▶ What the task requires
Collect every line in the records below that contains the word "script".

[Items listed in a dataset]

──────

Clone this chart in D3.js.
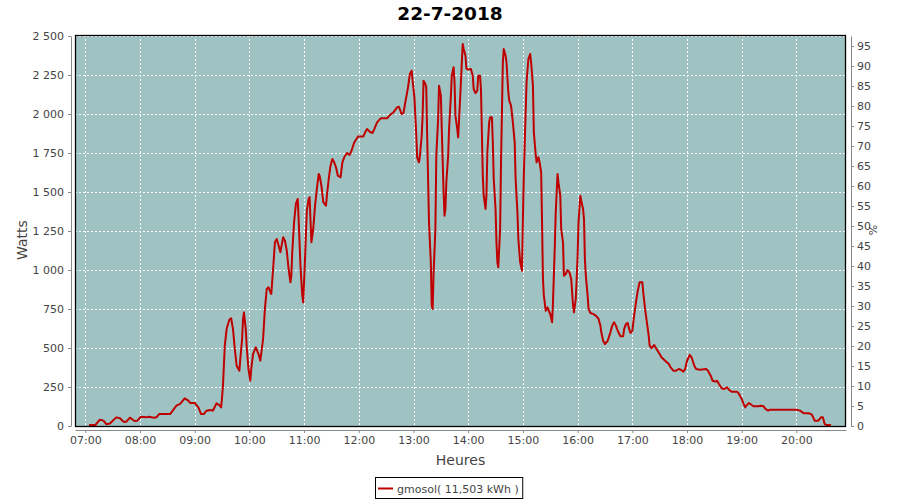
<!DOCTYPE html>
<html>
<head>
<meta charset="utf-8">
<script src="https://cdn.jsdelivr.net/npm/d3@7"></script>
<style>
  html, body { margin: 0; padding: 0; background: #ffffff; }
  svg { display: block; }
  text { font-family: "DejaVu Sans", sans-serif; }
</style>
</head>
<body>
<svg id="chart" width="900" height="500"></svg>
<script>
// ---------- data ----------
const chartTitle = "22-7-2018";
const seriesName = "gmosol( 11,503 kWh )";
const xTickLabels = ["07:00","08:00","09:00","10:00","11:00","12:00","13:00","14:00","15:00","16:00","17:00","18:00","19:00","20:00"];
const yTicks = [0,250,500,750,1000,1250,1500,1750,2000,2250,2500];
const pctTicks = [0,5,10,15,20,25,30,35,40,45,50,55,60,65,70,75,80,85,90,95];

const times = [
"07:04","07:11","07:16","07:20","07:23","07:27","07:34","07:38","07:42","07:45","07:49","07:54","07:57",
"08:01","08:07","08:10","08:15","08:18","08:21","08:33","08:40","08:44","08:49","08:53","08:55",
"09:00","09:04","09:07","09:10","09:13","09:17","09:20","09:24","09:27","09:29","09:30","09:31","09:33","09:35","09:38","09:40","09:42","09:44","09:46","09:49","09:50","09:52","09:53","09:54","09:56","09:57","09:59",
"10:01","10:02","10:04","10:07","10:10","10:12","10:15","10:17","10:19","10:21","10:23","10:24","10:26","10:28","10:30","10:32","10:34","10:35","10:37","10:39","10:41","10:43","10:45","10:46","10:47","10:49","10:51","10:53","10:54","10:56","10:58","10:59",
"11:01","11:03","11:05","11:06","11:08","11:10","11:12","11:14","11:16","11:17","11:19","11:21","11:24","11:25","11:27","11:29","11:31","11:33","11:35","11:37","11:40","11:42","11:44","11:47","11:50","11:52","11:55","11:58","11:59",
"12:05","12:07","12:09","12:12","12:15","12:17","12:20","12:24","12:31","12:34","12:38","12:42","12:44","12:47","12:49","12:51","12:53","12:54","12:56","12:58","12:59",
"13:01","13:02","13:03","13:04","13:06","13:07","13:09","13:10","13:11","13:13","13:14","13:15","13:16","13:17","13:19","13:20","13:21","13:22","13:24","13:25","13:27","13:28","13:30","13:31","13:33","13:34","13:35","13:36","13:38","13:39","13:41","13:42","13:44","13:45","13:46","13:48","13:49","13:50","13:52","13:53","13:54","13:55","13:57","13:58",
"14:00","14:03","14:05","14:06","14:08","14:10","14:11","14:13","14:14","14:16","14:17","14:19","14:20","14:21","14:23","14:24","14:26","14:27","14:28","14:30","14:31","14:32","14:33","14:35","14:36","14:38","14:39","14:41","14:42","14:44","14:45","14:47","14:49","14:51","14:52","14:54","14:55","14:57","14:59",
"15:00","15:01","15:03","15:04","15:06","15:08","15:09","15:11","15:12","15:14","15:15","15:17","15:18","15:20","15:21","15:22","15:23","15:25","15:27","15:29","15:30","15:32","15:33","15:35","15:36","15:38","15:39","15:41","15:42","15:44","15:45","15:47","15:49","15:51","15:53","15:55","15:56","15:58","15:59",
"16:00","16:01","16:03","16:04","16:06","16:07","16:08","16:09","16:11","16:12","16:14","16:17","16:20","16:23","16:25","16:26","16:28","16:30","16:33","16:36","16:38","16:40","16:42","16:44","16:47","16:50","16:51","16:53","16:55","16:56","16:58",
"17:00","17:02","17:04","17:06","17:08","17:11","17:12","17:14","17:16","17:18","17:19","17:21","17:24","17:27","17:30","17:32","17:36","17:40","17:42","17:45","17:48","17:51","17:53","17:56","17:58",
"18:00","18:03","18:05","18:08","18:10","18:14","18:21","18:23","18:26","18:28","18:31","18:33","18:35","18:38","18:41","18:44","18:46","18:49","18:55","18:57",
"19:00","19:02","19:04","19:05","19:08","19:11","19:13","19:18","19:21","19:24","19:26","19:29","19:31",
"20:00","20:04","20:08","20:14","20:17","20:20","20:24","20:27","20:29","20:31","20:33","20:38"
];
const watts = [
0,0,34,28,5,10,49,43,21,21,47,26,28,
53,49,53,47,49,70,70,124,135,171,156,141,
141,113,70,70,92,96,92,139,128,113,178,252,508,615,675,684,615,487,380,348,423,551,679,722,615,508,359,
284,359,455,498,455,412,551,744,872,883,851,840,1000,1171,1192,1150,1107,1140,1203,1181,1117,1000,915,957,1107,1299,1417,1449,1320,1021,829,786,
1064,1374,1449,1460,1171,1256,1406,1513,1609,1598,1534,1428,1406,1470,1577,1662,1705,1684,1652,1598,1588,1684,1716,1744,1731,1758,1812,1838,1850,
1850,1876,1897,1880,1872,1897,1940,1966,1966,1987,2004,2036,2040,1993,2000,2068,2132,2165,2250,2271,2207,
2100,1983,1865,1716,1684,1726,1854,1983,2207,2186,2165,1854,1577,1299,1043,765,744,968,1256,1726,1961,2175,2111,1897,1491,1342,1385,1555,1726,1897,2111,2239,2293,2197,1983,1897,1844,1961,2197,2325,2442,2410,2367,2286,
2278,2282,2239,2154,2128,2143,2239,2239,2154,1598,1470,1385,1470,1748,1940,1972,1972,1812,1577,1385,1171,1043,1011,1256,1684,2325,2410,2367,2325,2133,2079,2047,1940,1812,1577,1363,1192,1043,989,
1320,1598,2004,2197,2346,2378,2325,2175,1876,1737,1684,1716,1694,1620,1299,936,829,733,754,722,712,658,786,1149,1363,1609,1555,1470,1256,1171,957,968,993,979,936,765,722,808,936,
1085,1299,1470,1438,1385,1320,1064,957,829,744,718,712,701,680,637,594,540,519,540,594,637,658,637,604,569,569,615,647,654,626,590,
604,701,786,861,915,915,851,744,658,572,508,492,513,483,455,434,412,391,370,348,348,359,355,342,359,
412,449,434,380,359,354,359,348,316,284,278,284,263,235,231,242,226,213,213,199,
167,135,113,124,141,128,120,120,124,120,103,92,98,
98,92,75,75,66,28,28,49,49,6,0,0
];

// ---------- layout ----------
const svg = d3.select("#chart");
const plot = { left: 75, right: 846, top: 35, bottom: 426 };
const parseT = d3.timeParse("%H:%M:%S");
const parseHM = d3.timeParse("%H:%M");

const data = times.map((t, i) => ({ t: parseHM(t), w: watts[i] }));

const x = d3.scaleTime()
  .domain([parseT("06:48:42"), parseT("20:54:24")])
  .range([plot.left, plot.right]);
const y = d3.scaleLinear().domain([0, 2500]).range([plot.bottom, 36]);
const yPct = d3.scaleLinear().domain([0, 97.5]).range([plot.bottom, 36]);

const tickColor = "#444444";
const axisColor = "#888888";

// plot background
svg.append("rect")
  .attr("x", plot.left).attr("y", plot.top)
  .attr("width", plot.right - plot.left).attr("height", plot.bottom - plot.top)
  .attr("fill", "#9fc3c3");

// gridlines
const grid = svg.append("g").attr("stroke", "#ffffff").attr("stroke-width", 1).attr("stroke-dasharray", "2,2");
yTicks.forEach(v => {
  const yy = Math.round(y(v)) + 0.5;
  grid.append("line").attr("x1", plot.left).attr("x2", plot.right).attr("y1", yy).attr("y2", yy);
});
xTickLabels.forEach(s => {
  const xx = Math.round(x(parseHM(s))) + 0.5;
  grid.append("line").attr("x1", xx).attr("x2", xx).attr("y1", plot.top).attr("y2", plot.bottom);
});

// series line
svg.append("path")
  .datum(data)
  .attr("fill", "none")
  .attr("stroke", "#bf0000")
  .attr("stroke-width", 2)
  .attr("stroke-linejoin", "round")
  .attr("d", d3.line().x(d => x(d.t)).y(d => y(d.w) - 1));

// plot outline
svg.append("rect")
  .attr("x", plot.left + 0.5).attr("y", plot.top + 0.5)
  .attr("width", plot.right - plot.left - 1).attr("height", plot.bottom - plot.top)
  .attr("fill", "none").attr("stroke", "#000000").attr("stroke-width", 1.3);

// axes
function styleAxis(g) {
  g.select(".domain").attr("stroke", axisColor);
  g.selectAll(".tick line").attr("stroke", axisColor);
  g.selectAll(".tick text").attr("fill", tickColor)
    .style("font-family", '"DejaVu Sans", sans-serif').style("font-size", "11px");
}
const fmtW = v => d3.format(",")(v).replace(/,/g, " ");

svg.append("g").attr("transform", "translate(71,0)")
  .call(d3.axisLeft(y).tickValues(yTicks).tickFormat(fmtW).tickSize(3).tickSizeOuter(0).tickPadding(4))
  .call(styleAxis);

svg.append("g").attr("transform", "translate(851,0)")
  .call(d3.axisRight(yPct).tickValues(pctTicks).tickSize(3).tickSizeOuter(0).tickPadding(3))
  .call(styleAxis);

svg.append("g").attr("transform", "translate(0,430)")
  .call(d3.axisBottom(x).tickValues(xTickLabels.map(s => parseHM(s)))
    .tickFormat(d3.timeFormat("%H:%M")).tickSize(3).tickSizeOuter(0).tickPadding(3))
  .call(styleAxis);

// domain lines spanning plot
svg.select("g path.domain");

// title
svg.append("text").attr("x", 450).attr("y", 20).attr("text-anchor", "middle")
  .style("font-size", "18.5px").style("font-weight", "bold").attr("fill", "#000")
  .text(chartTitle);

// axis labels
svg.append("text").attr("transform", "translate(27,240) rotate(-90)").attr("text-anchor", "middle")
  .style("font-size", "14px").attr("fill", tickColor).text("Watts");
svg.append("text").attr("transform", "translate(877,230) rotate(-90)").attr("text-anchor", "middle")
  .style("font-size", "11px").attr("fill", tickColor).text("%");
svg.append("text").attr("x", 460.5).attr("y", 465).attr("text-anchor", "middle")
  .style("font-size", "14px").attr("fill", tickColor).text("Heures");

// legend
const leg = svg.append("g");
const legText = leg.append("text").attr("x", 397).attr("y", 493)
  .style("font-size", "11px").attr("fill", tickColor).text(seriesName);
const tw = legText.node().getComputedTextLength();
leg.insert("rect", "text").attr("x", 375.5).attr("y", 477.5)
  .attr("width", 397 + tw + 4 - 375.5).attr("height", 21)
  .attr("fill", "#ffffff").attr("stroke", "#000").attr("stroke-width", 1);
leg.append("line").attr("x1", 378).attr("x2", 393).attr("y1", 488.5).attr("y2", 488.5)
  .attr("stroke", "#bf0000").attr("stroke-width", 2);
</script>
</body>
</html>
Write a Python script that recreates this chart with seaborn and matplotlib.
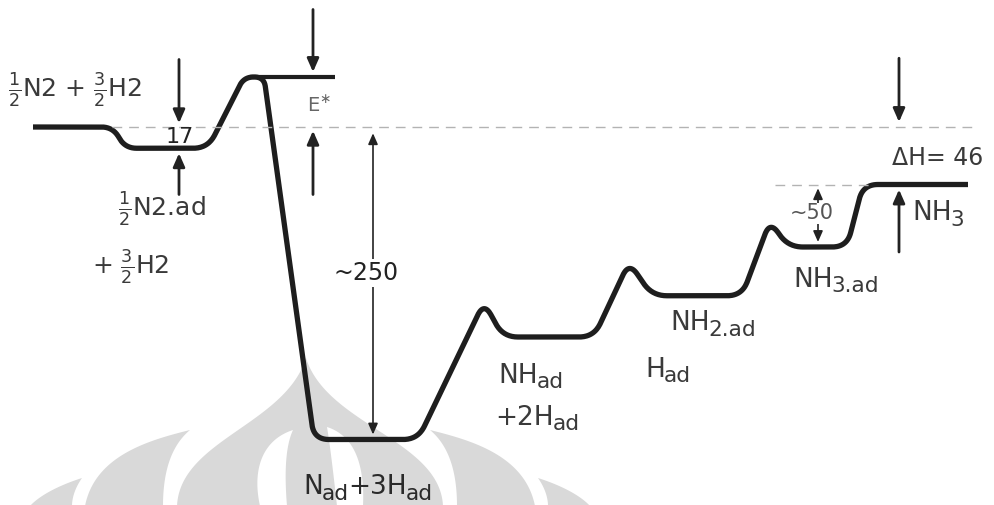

──────

▶ Task result
<script src="https://cdn.jsdelivr.net/npm/d3@7"></script>
<script>
</script>
Write a Python script that recreates this chart with seaborn and matplotlib.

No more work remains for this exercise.